Without the pictures, print the lines running from the beginning of the material to the line containing "const W = 566, H = 403;", both ends included.
------
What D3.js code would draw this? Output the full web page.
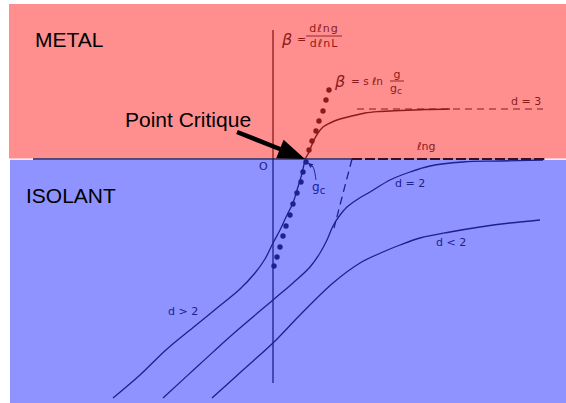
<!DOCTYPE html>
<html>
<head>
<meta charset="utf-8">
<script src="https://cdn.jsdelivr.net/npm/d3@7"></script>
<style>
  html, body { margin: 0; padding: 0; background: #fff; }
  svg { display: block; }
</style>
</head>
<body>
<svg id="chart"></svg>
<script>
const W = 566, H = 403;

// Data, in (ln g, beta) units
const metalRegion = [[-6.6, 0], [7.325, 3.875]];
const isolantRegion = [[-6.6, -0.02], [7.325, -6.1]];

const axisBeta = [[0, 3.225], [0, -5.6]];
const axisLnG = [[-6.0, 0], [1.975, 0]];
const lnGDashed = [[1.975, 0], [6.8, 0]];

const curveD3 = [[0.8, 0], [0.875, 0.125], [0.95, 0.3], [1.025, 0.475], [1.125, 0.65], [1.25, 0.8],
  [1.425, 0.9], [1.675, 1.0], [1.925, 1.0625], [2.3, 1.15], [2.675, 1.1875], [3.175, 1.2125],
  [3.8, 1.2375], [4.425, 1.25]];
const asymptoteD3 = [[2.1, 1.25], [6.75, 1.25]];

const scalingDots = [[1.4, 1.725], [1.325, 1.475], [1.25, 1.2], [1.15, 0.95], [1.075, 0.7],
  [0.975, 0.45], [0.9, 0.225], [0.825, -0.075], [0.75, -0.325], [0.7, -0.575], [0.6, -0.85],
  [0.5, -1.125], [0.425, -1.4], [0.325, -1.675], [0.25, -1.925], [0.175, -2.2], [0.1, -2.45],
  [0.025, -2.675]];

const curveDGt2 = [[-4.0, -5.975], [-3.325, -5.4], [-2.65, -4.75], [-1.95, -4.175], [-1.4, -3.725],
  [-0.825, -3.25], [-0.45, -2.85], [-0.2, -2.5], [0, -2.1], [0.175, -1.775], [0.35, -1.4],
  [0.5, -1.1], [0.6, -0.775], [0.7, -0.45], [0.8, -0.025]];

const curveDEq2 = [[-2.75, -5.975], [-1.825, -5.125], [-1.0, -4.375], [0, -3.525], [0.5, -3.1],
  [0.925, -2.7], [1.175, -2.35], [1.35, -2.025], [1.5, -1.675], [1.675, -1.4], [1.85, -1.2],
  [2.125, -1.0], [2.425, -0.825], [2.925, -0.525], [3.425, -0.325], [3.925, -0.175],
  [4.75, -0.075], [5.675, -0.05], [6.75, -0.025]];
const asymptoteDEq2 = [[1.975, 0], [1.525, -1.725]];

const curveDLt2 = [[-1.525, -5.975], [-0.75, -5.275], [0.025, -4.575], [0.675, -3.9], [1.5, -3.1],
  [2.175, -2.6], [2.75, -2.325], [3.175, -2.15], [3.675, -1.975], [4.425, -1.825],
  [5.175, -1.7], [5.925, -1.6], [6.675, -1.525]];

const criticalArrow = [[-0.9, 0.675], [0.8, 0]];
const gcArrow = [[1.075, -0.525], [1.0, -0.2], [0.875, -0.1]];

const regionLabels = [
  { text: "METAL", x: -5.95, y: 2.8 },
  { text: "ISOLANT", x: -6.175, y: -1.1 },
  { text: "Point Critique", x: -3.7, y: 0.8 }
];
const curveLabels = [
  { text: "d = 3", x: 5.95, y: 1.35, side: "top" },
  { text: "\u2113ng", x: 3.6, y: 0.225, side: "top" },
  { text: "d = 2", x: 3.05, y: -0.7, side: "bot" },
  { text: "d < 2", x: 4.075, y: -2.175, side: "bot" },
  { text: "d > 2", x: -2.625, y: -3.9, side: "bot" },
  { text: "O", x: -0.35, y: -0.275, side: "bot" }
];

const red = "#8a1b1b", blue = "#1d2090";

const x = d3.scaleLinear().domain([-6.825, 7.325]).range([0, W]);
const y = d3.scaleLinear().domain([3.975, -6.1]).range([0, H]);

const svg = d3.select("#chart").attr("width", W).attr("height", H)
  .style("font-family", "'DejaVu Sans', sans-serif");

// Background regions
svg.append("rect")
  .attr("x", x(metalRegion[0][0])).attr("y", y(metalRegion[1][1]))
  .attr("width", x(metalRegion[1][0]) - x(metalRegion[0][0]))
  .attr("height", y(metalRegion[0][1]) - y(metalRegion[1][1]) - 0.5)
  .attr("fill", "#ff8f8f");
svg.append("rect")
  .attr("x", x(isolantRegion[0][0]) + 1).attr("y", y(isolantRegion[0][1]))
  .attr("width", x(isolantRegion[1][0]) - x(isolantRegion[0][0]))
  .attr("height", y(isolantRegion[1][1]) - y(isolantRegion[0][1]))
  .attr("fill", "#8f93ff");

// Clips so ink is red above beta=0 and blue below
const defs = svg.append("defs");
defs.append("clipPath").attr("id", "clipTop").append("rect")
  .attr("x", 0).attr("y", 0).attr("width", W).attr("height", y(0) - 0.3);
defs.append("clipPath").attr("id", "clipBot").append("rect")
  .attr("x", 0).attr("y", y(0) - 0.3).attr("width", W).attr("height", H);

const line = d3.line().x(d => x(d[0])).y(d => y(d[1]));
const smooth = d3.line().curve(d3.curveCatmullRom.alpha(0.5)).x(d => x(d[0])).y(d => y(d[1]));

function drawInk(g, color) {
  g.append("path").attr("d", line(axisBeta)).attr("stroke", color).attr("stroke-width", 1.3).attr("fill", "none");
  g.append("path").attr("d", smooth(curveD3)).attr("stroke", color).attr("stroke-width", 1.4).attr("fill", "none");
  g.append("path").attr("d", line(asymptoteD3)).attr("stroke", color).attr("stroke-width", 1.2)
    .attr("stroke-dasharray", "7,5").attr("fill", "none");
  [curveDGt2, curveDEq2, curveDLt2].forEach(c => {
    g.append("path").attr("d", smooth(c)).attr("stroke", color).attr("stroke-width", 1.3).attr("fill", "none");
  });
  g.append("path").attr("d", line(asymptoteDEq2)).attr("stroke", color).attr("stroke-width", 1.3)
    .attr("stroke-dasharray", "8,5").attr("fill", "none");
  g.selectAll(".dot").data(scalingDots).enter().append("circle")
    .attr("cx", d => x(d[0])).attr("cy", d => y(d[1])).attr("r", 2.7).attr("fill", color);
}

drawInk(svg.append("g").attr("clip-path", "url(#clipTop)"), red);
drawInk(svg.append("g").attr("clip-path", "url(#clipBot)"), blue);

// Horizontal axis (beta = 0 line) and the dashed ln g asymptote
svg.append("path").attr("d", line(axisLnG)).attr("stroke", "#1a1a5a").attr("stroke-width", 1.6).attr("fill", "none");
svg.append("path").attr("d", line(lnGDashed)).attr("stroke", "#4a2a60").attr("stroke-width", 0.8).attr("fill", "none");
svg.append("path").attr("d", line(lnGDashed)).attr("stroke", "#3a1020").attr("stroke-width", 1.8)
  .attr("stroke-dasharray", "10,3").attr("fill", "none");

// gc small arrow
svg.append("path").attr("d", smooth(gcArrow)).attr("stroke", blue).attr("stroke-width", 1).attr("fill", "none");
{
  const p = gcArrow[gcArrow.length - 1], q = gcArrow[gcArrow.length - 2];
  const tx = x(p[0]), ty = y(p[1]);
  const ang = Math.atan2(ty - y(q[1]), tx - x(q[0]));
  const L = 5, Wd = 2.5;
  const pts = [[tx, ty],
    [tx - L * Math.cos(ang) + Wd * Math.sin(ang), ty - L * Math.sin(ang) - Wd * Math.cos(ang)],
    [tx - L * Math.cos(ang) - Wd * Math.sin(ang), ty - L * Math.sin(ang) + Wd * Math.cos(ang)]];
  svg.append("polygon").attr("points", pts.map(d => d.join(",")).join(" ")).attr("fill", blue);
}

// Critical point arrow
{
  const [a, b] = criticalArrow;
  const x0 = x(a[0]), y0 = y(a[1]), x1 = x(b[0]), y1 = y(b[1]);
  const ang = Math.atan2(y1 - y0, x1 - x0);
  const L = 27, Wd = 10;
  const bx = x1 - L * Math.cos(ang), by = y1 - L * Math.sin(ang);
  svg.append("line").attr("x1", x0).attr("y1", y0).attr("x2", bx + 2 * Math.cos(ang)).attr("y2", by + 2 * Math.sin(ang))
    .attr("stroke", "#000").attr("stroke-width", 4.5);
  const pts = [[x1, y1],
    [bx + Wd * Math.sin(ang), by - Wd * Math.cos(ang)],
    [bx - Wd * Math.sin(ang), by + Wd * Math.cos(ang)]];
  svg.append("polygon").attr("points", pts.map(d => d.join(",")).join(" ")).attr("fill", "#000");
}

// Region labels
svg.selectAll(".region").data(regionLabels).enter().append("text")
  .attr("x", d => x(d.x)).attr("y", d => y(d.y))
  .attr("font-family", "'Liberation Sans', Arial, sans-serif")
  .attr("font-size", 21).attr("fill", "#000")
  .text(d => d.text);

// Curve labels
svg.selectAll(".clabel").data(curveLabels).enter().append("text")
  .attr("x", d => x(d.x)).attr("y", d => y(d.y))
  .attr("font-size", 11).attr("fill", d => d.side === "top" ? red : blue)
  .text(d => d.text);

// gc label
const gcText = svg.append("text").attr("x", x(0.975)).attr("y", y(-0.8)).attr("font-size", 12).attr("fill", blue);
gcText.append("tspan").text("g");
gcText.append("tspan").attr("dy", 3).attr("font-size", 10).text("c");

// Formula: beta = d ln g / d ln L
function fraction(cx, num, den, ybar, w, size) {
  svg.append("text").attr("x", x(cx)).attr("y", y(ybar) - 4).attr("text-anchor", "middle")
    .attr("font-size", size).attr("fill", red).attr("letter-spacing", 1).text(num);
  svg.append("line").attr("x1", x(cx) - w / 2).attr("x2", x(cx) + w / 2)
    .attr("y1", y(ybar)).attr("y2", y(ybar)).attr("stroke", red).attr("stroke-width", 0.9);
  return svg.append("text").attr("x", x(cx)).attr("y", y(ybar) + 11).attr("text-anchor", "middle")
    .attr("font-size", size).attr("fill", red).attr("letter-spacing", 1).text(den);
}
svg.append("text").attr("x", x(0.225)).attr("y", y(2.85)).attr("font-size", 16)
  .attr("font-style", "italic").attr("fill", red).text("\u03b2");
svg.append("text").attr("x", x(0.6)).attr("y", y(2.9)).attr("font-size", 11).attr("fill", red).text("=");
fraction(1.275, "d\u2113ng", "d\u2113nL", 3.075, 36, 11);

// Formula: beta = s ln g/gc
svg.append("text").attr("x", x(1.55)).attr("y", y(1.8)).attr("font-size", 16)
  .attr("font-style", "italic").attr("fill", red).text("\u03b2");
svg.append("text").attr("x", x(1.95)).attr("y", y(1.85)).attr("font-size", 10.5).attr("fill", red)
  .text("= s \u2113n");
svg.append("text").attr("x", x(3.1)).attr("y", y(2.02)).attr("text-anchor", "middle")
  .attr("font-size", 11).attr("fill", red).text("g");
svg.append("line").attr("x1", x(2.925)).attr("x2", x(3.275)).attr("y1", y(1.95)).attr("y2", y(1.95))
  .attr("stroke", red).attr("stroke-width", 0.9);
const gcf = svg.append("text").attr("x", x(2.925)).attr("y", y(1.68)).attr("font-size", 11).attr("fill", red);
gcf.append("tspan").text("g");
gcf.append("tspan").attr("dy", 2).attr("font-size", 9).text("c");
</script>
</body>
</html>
------
WRITTEN RESPONSE:
What D3.js code would draw this? Output the full web page.
<!DOCTYPE html>
<html>
<head>
<meta charset="utf-8">
<script src="https://cdn.jsdelivr.net/npm/d3@7"></script>
<style>
  html, body { margin: 0; padding: 0; background: #fff; }
  svg { display: block; }
</style>
</head>
<body>
<svg id="chart"></svg>
<script>
const W = 566, H = 403;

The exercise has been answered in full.